▶ _TASK DIRECTIONS_:
Look below. Copy each line that has "this" in it.

Code that draws figures
==*==

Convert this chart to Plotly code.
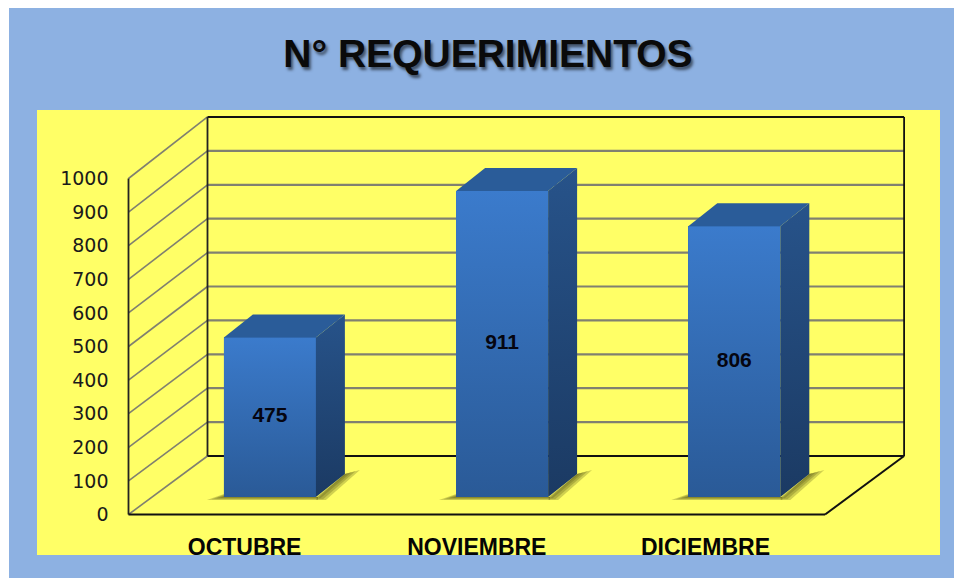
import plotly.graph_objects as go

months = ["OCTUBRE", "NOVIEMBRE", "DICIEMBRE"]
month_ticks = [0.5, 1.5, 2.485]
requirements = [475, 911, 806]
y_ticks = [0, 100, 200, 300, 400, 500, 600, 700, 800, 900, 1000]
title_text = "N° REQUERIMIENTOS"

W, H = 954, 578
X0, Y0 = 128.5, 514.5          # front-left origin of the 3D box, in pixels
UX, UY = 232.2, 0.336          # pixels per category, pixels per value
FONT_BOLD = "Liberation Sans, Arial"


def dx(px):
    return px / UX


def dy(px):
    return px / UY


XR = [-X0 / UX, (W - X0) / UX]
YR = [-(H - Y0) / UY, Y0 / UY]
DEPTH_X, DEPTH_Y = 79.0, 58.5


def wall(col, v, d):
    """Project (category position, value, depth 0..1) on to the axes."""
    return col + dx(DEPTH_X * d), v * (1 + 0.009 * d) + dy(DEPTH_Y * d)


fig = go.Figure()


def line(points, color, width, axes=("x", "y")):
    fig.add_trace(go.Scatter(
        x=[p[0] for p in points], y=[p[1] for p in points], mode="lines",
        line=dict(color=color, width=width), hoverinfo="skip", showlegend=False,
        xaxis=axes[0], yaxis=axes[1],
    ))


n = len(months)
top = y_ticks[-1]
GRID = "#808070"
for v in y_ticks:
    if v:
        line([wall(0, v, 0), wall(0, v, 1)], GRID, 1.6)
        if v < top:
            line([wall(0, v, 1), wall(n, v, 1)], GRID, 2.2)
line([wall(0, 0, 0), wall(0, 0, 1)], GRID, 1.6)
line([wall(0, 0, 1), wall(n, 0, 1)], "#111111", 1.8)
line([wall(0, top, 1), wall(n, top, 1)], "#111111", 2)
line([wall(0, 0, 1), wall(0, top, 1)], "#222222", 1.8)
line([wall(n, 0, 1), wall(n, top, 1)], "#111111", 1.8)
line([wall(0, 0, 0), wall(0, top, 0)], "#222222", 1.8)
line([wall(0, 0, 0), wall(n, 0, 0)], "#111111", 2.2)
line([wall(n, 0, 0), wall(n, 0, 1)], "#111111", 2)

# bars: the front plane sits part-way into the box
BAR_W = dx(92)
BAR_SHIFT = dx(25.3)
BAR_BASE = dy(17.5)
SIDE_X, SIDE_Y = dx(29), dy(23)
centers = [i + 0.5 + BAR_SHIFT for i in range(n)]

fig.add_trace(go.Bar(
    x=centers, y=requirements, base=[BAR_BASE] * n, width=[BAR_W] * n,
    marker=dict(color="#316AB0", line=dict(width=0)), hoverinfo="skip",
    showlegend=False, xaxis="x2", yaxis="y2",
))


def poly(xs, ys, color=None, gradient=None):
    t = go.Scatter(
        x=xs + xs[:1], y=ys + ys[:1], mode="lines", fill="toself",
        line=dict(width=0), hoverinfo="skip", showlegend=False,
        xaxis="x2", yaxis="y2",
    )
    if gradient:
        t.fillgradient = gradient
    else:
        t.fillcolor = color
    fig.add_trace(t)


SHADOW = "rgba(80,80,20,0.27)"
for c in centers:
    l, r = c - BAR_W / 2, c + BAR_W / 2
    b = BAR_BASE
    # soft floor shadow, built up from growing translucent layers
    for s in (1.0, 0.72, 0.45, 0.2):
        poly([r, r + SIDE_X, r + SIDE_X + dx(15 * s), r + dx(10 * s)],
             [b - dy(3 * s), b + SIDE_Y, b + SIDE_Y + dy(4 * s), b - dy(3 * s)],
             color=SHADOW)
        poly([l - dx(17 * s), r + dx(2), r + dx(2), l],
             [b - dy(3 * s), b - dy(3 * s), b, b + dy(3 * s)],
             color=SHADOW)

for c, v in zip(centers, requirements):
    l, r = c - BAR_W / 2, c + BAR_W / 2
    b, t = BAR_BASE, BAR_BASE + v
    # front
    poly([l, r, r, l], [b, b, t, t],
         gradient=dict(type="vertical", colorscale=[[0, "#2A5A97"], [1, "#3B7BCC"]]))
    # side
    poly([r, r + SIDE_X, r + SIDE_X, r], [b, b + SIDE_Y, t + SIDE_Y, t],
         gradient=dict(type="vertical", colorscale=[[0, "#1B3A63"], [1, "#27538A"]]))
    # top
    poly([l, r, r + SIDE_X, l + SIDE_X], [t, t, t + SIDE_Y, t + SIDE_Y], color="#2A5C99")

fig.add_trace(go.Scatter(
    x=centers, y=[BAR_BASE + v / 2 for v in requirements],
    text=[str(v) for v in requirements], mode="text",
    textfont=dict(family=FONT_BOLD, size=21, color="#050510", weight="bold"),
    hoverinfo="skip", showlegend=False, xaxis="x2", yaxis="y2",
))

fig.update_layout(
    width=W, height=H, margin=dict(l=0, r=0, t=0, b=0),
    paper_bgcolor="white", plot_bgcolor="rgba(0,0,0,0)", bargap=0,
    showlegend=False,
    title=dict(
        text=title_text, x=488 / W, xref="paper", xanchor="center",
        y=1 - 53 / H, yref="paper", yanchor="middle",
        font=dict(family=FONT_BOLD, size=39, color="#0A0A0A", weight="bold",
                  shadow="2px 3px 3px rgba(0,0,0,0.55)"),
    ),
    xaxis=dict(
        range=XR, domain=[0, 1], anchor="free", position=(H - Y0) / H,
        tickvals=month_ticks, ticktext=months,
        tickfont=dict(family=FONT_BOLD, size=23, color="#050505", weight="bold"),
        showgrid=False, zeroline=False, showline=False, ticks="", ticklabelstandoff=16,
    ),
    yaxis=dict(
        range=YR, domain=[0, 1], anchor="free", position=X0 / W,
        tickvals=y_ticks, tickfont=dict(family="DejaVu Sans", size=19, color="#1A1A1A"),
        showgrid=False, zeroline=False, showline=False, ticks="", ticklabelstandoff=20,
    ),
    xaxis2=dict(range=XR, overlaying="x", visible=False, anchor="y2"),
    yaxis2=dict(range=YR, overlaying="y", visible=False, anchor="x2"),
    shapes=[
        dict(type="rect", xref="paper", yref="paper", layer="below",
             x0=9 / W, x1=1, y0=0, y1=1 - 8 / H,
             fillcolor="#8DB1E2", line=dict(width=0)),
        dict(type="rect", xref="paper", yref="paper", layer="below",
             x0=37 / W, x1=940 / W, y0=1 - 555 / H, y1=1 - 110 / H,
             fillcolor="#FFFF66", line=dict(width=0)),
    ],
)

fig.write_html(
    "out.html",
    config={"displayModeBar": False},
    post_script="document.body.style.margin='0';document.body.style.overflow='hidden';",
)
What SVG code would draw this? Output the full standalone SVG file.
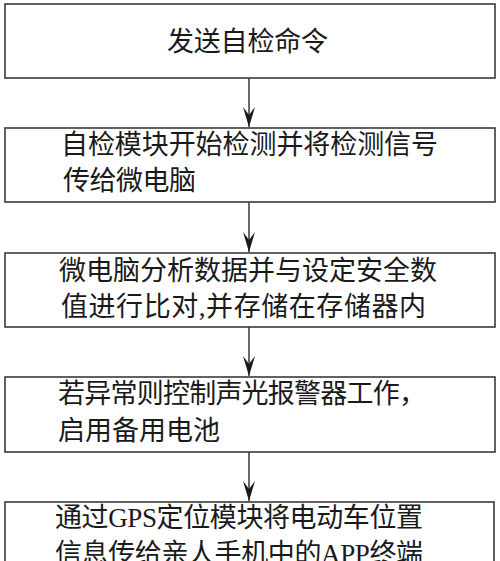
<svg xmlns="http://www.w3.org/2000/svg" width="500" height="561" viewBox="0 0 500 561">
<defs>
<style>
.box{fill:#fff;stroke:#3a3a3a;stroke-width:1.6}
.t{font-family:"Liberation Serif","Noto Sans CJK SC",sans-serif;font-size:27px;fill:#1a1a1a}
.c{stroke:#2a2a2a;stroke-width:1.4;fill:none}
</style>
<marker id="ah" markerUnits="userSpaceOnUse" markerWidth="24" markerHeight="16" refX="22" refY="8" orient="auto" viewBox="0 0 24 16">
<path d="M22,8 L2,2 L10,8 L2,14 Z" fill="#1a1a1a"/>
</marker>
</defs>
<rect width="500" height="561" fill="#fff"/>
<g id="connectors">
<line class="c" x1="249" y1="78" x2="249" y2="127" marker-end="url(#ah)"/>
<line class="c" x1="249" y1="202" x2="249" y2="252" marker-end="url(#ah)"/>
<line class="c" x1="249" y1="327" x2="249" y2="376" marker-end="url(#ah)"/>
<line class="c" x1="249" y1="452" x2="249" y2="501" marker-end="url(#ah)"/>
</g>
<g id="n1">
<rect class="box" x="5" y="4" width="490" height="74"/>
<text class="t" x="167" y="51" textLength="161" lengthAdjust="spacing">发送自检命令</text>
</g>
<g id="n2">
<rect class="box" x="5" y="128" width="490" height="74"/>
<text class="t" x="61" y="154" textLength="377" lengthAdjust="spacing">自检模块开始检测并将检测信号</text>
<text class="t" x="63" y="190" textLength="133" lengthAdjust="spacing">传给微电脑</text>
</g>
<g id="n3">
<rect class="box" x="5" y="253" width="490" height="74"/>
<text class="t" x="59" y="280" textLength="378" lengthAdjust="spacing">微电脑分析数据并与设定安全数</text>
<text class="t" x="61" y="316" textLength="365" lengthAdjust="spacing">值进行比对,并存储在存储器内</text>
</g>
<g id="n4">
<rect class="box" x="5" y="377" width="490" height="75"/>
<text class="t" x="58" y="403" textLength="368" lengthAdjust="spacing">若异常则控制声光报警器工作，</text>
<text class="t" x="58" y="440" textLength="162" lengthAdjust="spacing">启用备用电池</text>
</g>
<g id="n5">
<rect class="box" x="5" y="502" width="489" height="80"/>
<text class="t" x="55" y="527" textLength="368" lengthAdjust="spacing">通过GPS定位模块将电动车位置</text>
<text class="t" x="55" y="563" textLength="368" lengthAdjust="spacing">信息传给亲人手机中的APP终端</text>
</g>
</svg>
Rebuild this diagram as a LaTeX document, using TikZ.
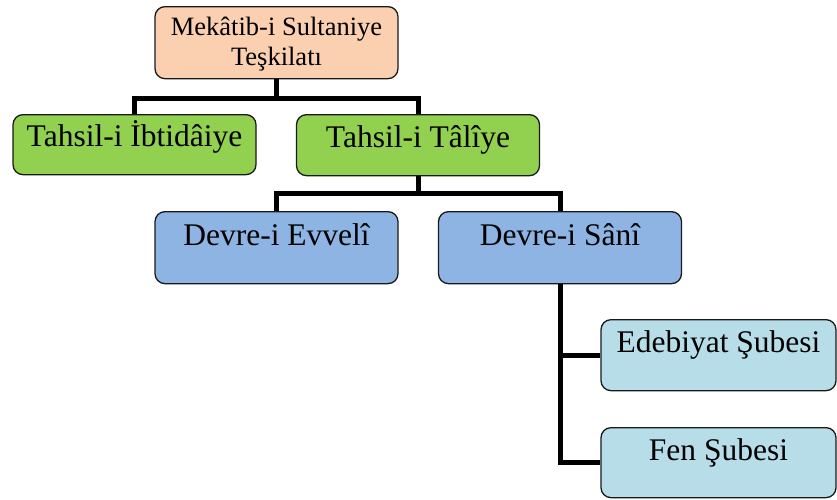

==*==

▶ _THE RESPONSE_:
Convert this chart to Plotly code.
What SVG code would draw this? Output the full standalone SVG file.
Rebuild this diagram as a LaTeX document, using TikZ.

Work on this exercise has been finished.